A Mobile Wikipedia

The English language version of Wikipedia has over one million articles and many of those relate to objects which have a geographical location [e.g an historic building].  It would be useful if you could read the Wikipedia article for a location on your mobile phone [or other device] when you were actually there. Or,  find find locations near you which have articles about them.

The first step in making this possible would be to tag  locations. This could be done by means of a physical tag, such as a QR code. If your phone had a camera you could point the camera at a code fixed to  a building and your phone would read the URL in the tag and call up the places Wikipedia article in your camera's browser.

An alternative approach uses virtual tags.  Many Wikipedia articles have already been geotagged. If your phone had a GPS device it could connect to the Wikipedia database and search for any article with a GPS location close to your current location.

Both approaches are now possible on modern phones. All that is needed is the phone's GPS/camera and some extra software.

Apple have opened an Apps Store to allow third party developers to create applications for the iPhone/Touch. Somebody has created an application called WikiMe which allows you to detect virtually tagged articles near you and call up their Wikipedia articles.

You can find WikiMe on Itunes/iTunes Store/Apps Store. The images below which give you an idea of how it works.

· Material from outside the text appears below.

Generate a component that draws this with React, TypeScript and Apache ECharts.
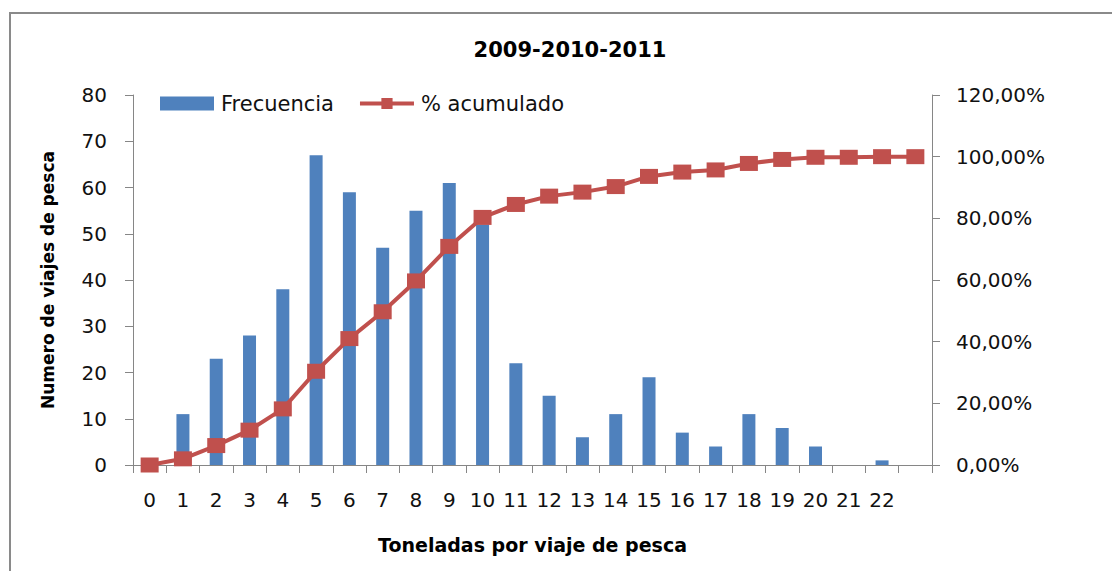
import React, { useEffect, useRef } from 'react';
import * as echarts from 'echarts';

const titleText = '2009-2010-2011';
const categories = ['0', '1', '2', '3', '4', '5', '6', '7', '8', '9', '10', '11', '12', '13', '14', '15', '16', '17', '18', '19', '20', '21', '22', ''];
const frecuencia: (number | null)[] = [0, 11, 23, 28, 38, 67, 59, 47, 55, 61, 52, 22, 15, 6, 11, 19, 7, 4, 11, 8, 4, 0, 1, null];
const acumulado = [0, 2.0, 6.3, 11.3, 18.2, 30.4, 41.0, 49.7, 59.7, 70.9, 80.3, 84.5, 87.2, 88.5, 90.3, 93.6, 95.0, 95.7, 97.8, 99.1, 99.8, 99.8, 100, 100];
const leftTicks = { min: 0, max: 80, interval: 10 };
const rightTicks = { min: 0, max: 120, interval: 20 };

const FONT = 'DejaVu Sans';
const AXIS_COLOR = '#868686';

export default function App() {
  const ref = useRef<HTMLDivElement>(null);
  useEffect(() => {
    if (!ref.current) return;
    const chart = echarts.init(ref.current, null, { renderer: 'svg' });
    chart.setOption({
      animation: false,
      backgroundColor: '#ffffff',
      textStyle: { fontFamily: FONT },
      title: {
        text: titleText,
        left: 565,
        textAlign: 'center',
        top: 34,
        textStyle: { fontFamily: FONT, fontWeight: 'bold', fontSize: 21, color: '#000' },
      },
      legend: {
        left: 155,
        top: 88,
        itemWidth: 54,
        itemHeight: 14,
        itemGap: 24,
        textStyle: { fontFamily: FONT, fontSize: 21, color: '#111', padding: [0, 0, 0, 2] },
        data: [
          { name: 'Frecuencia', icon: 'rect' },
          { name: '% acumulado', lineStyle: { width: 4 } },
        ],
      },
      grid: { left: 133, right: 180, top: 95, bottom: 106, containLabel: false },
      xAxis: {
        type: 'category',
        data: categories,
        boundaryGap: true,
        name: 'Toneladas por viaje de pesca',
        nameLocation: 'middle',
        nameGap: 70,
        nameTextStyle: { fontFamily: FONT, fontWeight: 'bold', fontSize: 19, color: '#000' },
        axisLine: { lineStyle: { color: AXIS_COLOR, width: 1 } },
        axisTick: { show: true, length: 8, lineStyle: { color: AXIS_COLOR }, interval: 0 },
        axisLabel: { interval: 0, margin: 25, fontFamily: FONT, fontSize: 20, color: '#111' },
        splitLine: { show: false },
      },
      yAxis: [
        {
          type: 'value',
          min: leftTicks.min,
          max: leftTicks.max,
          interval: leftTicks.interval,
          name: 'Numero de viajes de pesca',
          nameLocation: 'middle',
          nameGap: 77,
          nameTextStyle: { fontFamily: FONT, fontWeight: 'bold', fontSize: 17, color: '#000' },
          axisLine: { show: true, lineStyle: { color: AXIS_COLOR, width: 1 } },
          axisTick: { show: true, length: 8, lineStyle: { color: AXIS_COLOR } },
          axisLabel: { margin: 26, fontFamily: FONT, fontSize: 20, color: '#111' },
          splitLine: { show: false },
        },
        {
          type: 'value',
          position: 'right',
          min: rightTicks.min,
          max: rightTicks.max,
          interval: rightTicks.interval,
          axisLine: { show: true, lineStyle: { color: AXIS_COLOR, width: 1 } },
          axisTick: { show: true, length: 8, lineStyle: { color: AXIS_COLOR } },
          axisLabel: {
            margin: 24,
            fontFamily: FONT,
            fontSize: 20,
            color: '#111',
            formatter: (v: number) => v.toFixed(2).replace('.', ',') + '%',
          },
          splitLine: { show: false },
        },
      ],
      series: [
        {
          name: 'Frecuencia',
          type: 'bar',
          data: frecuencia,
          barWidth: 13,
          yAxisIndex: 0,
          itemStyle: { color: '#4F81BD' },
          z: 2,
        },
        {
          name: '% acumulado',
          type: 'line',
          data: acumulado,
          yAxisIndex: 1,
          symbol: 'rect',
          symbolSize: [18, 15],
          lineStyle: { color: '#C0504D', width: 4 },
          itemStyle: { color: '#C0504D' },
          z: 3,
        },
      ],
      graphic: [
        {
          type: 'rect',
          shape: { x: 10, y: 13, width: 1200, height: 700 },
          style: { fill: 'none', stroke: '#8a8a8a', lineWidth: 2 },
          silent: true,
          z: 0,
        },
      ],
    });
    return () => chart.dispose();
  }, []);
  return (
    <div
      ref={ref}
      style={{ position: 'fixed', left: 0, top: 0, width: 1112, height: 571, background: '#fff' }}
    />
  );
}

There are a lot more geotagged Wikipedia articles than there are places with physical tags on them. One of the problems with physical tags is that they are usually small and hard to find, though they are more precise. For example, you could geotag a museum, but physically tag individual exhibits.  Another problem is the absence of a standard for physical tags. At the moment there are too many different code formats [e.g. shotcodes, semacodes, barcodes and QR codes].

Geotags also have their limitations. They are easier to create and more flexible than physical tags but it can be difficult to get accurate GPS readings in a city. This is due to change when the EU's Galileo satellites are in position.

Of course, you can link to more than Wikipedia articles. You can hyperlink any object in the real world. Companies can create web pages and tag them to promote their products. That is already happening. Companies could also create informative pages about locations and charge people a small fee to read them. It has proved hard to implement micropayments on the internet because there is no effective charging mechanism. However, the phone system does have a charging mechanism and it would be easy to charge people a small amount for reading a useful page.

If you have the software in your phone's camera to read barcodes you can even do price comparisons. Just read the barcode on a product and then check if anybody nearby is offering it at a lower price. Once you have phones with cameras and GPS chips, and a system of tags all kinds of things become possible.

Further reading

Object hyperlinking

Standards

Yellow Arrows

Hyperlinking the real world

2 comments:

Anonymous said...

why a visual tag ? many new phones (in particular CDMA phones) have built in GPS, so just add the GPS location to the post, to lookup just do that based on your current GPS plus configurable range (short in city, larger in the country) this would get you a listing of all "local/In range" tags.

hh

remotedevice said...

true, but remember that GPS tags are not always appropriate. we're working on an indoor project right now with very short distances between the objects and sites we wish to tag. this is impossible to implement with a satellite-based positioning system, and other options -- e.g., positioning via SSID/Wifi router triangulation -- requires the development of complex server and client software.